Depuis sept ans, l’association Veni Verdi sensibilise habitants et écoliers à l’agriculture urbaine, en investissant des parcelles dans des écoles et collèges du 20e arrondissement de Paris. Considérée au début comme une folie, l’idée fait aujourd’hui son chemin et sème ses graines un peu partout.
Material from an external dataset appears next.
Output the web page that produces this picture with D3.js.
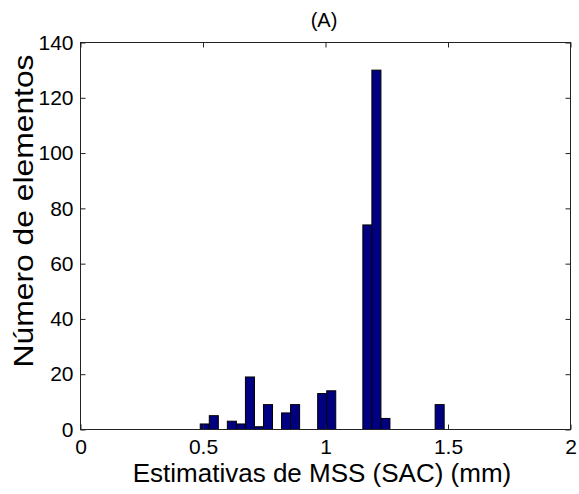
<!DOCTYPE html>
<html>
<head>
<meta charset="utf-8">
<script src="https://cdn.jsdelivr.net/npm/d3@7"></script>
<style>
  html, body { margin: 0; padding: 0; background: #fff; }
  svg { display: block; font-family: "Liberation Sans", Arial, sans-serif; }
</style>
</head>
<body>
<svg id="chart" width="579" height="494"></svg>
<script>
// Histogram bin centers (mm) and counts
const binCenters = [0.5072, 0.5441, 0.5810, 0.6178, 0.6547, 0.6916, 0.7284, 0.7653, 0.8022,
  0.8391, 0.8759, 0.9128, 0.9497, 0.9865, 1.0234, 1.0603, 1.0972, 1.1340, 1.1709, 1.2078,
  1.2446, 1.2815, 1.3184, 1.3553, 1.3921, 1.4290, 1.4659];
const counts = [2, 5, 0, 3, 2, 19, 1, 9, 0, 6, 9, 0, 0, 13, 14, 0, 0, 0, 74, 130, 4, 0, 0, 0, 0, 0, 9];
const binWidth = 0.03687;
const xTicks = [0, 0.5, 1, 1.5, 2];
const yTicks = [0, 20, 40, 60, 80, 100, 120, 140];
const xDomain = [0, 2];
const yDomain = [0, 140];
const titleText = "(A)";
const xLabelText = "Estimativas de MSS (SAC) (mm)";
const yLabelText = "Número de elementos";

const svg = d3.select("#chart");
const L = 80.5, R = 570.5, T = 42.5, B = 429.5;
const x = d3.scaleLinear().domain(xDomain).range([L, R]);
const y = d3.scaleLinear().domain(yDomain).range([B, T]);

svg.append("rect").attr("width", 579).attr("height", 494).attr("fill", "#fff");

const data = binCenters.map((c, i) => ({ c, n: counts[i] })).filter(d => d.n > 0);

svg.append("g").selectAll("rect").data(data).join("rect")
  .attr("x", d => x(d.c - binWidth / 2))
  .attr("width", d => x(d.c + binWidth / 2) - x(d.c - binWidth / 2))
  .attr("y", d => y(d.n))
  .attr("height", d => y(0) - y(d.n))
  .attr("fill", "#000080")
  .attr("stroke", "#000")
  .attr("stroke-width", 1);

// Axes (ticks pointing inward, mirrored)
const tl = 5;
const axStyle = g => {
  g.select(".domain").remove();
  g.selectAll(".tick line").attr("stroke", "#222");
};
svg.append("g").attr("transform", `translate(0,${B})`)
  .call(d3.axisBottom(x).tickValues(xTicks).tickSize(-tl).tickPadding(10).tickFormat(d3.format("")))
  .call(axStyle)
  .call(g => g.selectAll("text").attr("font-size", 21).attr("fill", "#000").attr("font-family", "Liberation Sans, Arial, sans-serif"));
svg.append("g").attr("transform", `translate(0,${T})`)
  .call(d3.axisTop(x).tickValues(xTicks).tickSize(-tl).tickFormat(""))
  .call(axStyle);
svg.append("g").attr("transform", `translate(${L},0)`)
  .call(d3.axisLeft(y).tickValues(yTicks).tickSize(-tl).tickPadding(7))
  .call(axStyle)
  .call(g => g.selectAll("text").attr("font-size", 21).attr("fill", "#000").attr("font-family", "Liberation Sans, Arial, sans-serif"));
svg.append("g").attr("transform", `translate(${R},0)`)
  .call(d3.axisRight(y).tickValues(yTicks).tickSize(-tl).tickFormat(""))
  .call(axStyle);

svg.append("rect").attr("x", L).attr("y", T).attr("width", R - L).attr("height", B - T)
  .attr("fill", "none").attr("stroke", "#222").attr("stroke-width", 1);

svg.append("text").attr("x", 324).attr("y", 27).attr("text-anchor", "middle")
  .attr("font-size", 20).text(titleText);
svg.append("text").attr("x", 322).attr("y", 482).attr("text-anchor", "middle")
  .attr("font-size", 26).text(xLabelText);
svg.append("text").attr("transform", "translate(33,211) rotate(-90)").attr("text-anchor", "middle")
  .attr("font-size", 27).attr("textLength", 313).attr("lengthAdjust", "spacingAndGlyphs").text(yLabelText);
</script>
</body>
</html>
« En 2008, mon objectif était de faire à manger grâce à des exploitations agricoles sur les toits. On me disait : ‘T’es une folle gentille, toi.’ » Ce temps-là est fini. Nadine Lahoud ne passe plus pour une « folle gentille ». En sept ans son association, Veni Verdi, a transformé des surfaces inutilisées en jardins. D’un abord brut de décoffrage, cette femme qui ne s’embarrasse pas de circonlocutions pour dire ce qu’elle pense, possède une énergie et une détermination hors du commun.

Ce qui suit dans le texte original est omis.